Add product structured data
Implement Product and Offer schema so search engines and AI can read your price, availability, and ratings directly. Then combine ecommerce SEO with ecommerce AEO to win the AI shopping answers that increasingly precede a purchase, where an assistant recommends specific products before the buyer ever visits a store.
Common ecommerce SEO mistakes
The recurring culprits are predictable: duplicate manufacturer copy, uncontrolled faceted navigation generating millions of thin URLs, orphaned products with no internal links pointing to them, and ignoring reviews entirely. Fixing these four issues alone is enough to move the needle for most catalogues.
How Web of Picasso approaches ecommerce SEO
Web of Picasso is an unconventional growth agency built on a single belief: the best returns come from demand your competitors are not fighting for. Instead of bidding up the same crowded auctions and copying the same playbooks, we look for the under-served intent — the questions, channels, and audiences everyone else has overlooked — and we help you own them before they become obvious. That philosophy shapes everything we do, including how we approach ecommerce SEO.

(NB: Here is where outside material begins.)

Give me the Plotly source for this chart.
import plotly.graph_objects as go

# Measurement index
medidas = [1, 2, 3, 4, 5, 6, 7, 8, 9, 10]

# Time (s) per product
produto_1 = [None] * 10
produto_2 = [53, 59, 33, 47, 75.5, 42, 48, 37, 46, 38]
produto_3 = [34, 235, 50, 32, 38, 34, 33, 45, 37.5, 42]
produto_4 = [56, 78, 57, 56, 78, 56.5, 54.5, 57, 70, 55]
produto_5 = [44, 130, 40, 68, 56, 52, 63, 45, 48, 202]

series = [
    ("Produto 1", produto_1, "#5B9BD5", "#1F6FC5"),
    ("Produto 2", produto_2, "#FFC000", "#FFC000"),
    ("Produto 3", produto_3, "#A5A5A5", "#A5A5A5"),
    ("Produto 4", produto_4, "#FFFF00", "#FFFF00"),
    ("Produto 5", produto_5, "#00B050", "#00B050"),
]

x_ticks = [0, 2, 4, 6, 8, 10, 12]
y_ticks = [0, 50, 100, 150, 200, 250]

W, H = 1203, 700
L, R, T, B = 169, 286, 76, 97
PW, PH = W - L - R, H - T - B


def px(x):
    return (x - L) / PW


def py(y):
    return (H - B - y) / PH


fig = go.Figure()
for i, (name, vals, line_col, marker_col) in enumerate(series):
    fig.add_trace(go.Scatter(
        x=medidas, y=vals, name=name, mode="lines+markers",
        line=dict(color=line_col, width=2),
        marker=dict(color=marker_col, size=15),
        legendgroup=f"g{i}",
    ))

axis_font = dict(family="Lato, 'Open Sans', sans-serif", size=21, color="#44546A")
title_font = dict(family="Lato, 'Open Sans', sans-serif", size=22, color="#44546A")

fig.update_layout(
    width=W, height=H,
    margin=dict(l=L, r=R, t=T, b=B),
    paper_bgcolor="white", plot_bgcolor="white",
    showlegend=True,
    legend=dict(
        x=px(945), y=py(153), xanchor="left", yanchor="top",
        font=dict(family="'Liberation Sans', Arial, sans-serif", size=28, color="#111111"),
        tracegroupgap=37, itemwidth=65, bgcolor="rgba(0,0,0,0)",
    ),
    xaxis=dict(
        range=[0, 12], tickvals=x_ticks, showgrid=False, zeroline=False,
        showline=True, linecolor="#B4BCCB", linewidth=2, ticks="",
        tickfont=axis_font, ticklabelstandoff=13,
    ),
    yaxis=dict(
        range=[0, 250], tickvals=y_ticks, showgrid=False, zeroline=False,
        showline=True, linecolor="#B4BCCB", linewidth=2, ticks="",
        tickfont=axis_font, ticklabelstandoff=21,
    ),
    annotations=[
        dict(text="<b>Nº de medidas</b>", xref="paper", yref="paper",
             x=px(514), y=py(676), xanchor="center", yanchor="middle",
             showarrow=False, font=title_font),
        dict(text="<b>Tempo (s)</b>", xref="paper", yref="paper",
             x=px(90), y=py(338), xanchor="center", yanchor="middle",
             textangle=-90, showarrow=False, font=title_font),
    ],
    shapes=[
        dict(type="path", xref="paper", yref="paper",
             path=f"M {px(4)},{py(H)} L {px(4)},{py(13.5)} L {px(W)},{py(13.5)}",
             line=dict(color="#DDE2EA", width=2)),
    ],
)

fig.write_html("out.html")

In practice, our ecommerce SEO work always starts with research rather than tactics. We map the real questions your buyers are asking, audit where you currently appear and — more importantly — where you are invisible, and then prioritise the moves with the highest ratio of impact to effort. From there we execute deliberately and measure relentlessly, so every pound of budget is tied to an outcome you can see rather than a vanity metric that flatters a slide.
If you want to understand what that looks like in the real world, our case studies show the kind of compounding, durable growth this approach produces — and our team is happy to walk you through how it would apply to your specific situation.
Frequently asked questions
Should product descriptions be unique for every SKU?
Wherever it is feasible, yes — at least for your important products. Duplicated manufacturer copy rarely ranks because it offers search engines no reason to prefer your page. Prioritise unique, specific descriptions for your best-sellers and high-margin items first.
How do I handle faceted navigation without hurting SEO?
Decide which filter combinations are genuinely valuable search targets and let those be indexable; control the rest with canonicals, robots rules, or parameter handling so you do not generate millions of thin, near-duplicate URLs that waste crawl budget.
Do category or product pages matter more for SEO?
Both matter, but category pages often capture the broadest, highest-intent demand and are frequently a brand’s most valuable SEO assets. Make them genuinely useful rather than bare product grids, and ensure products are well-linked and uniquely described.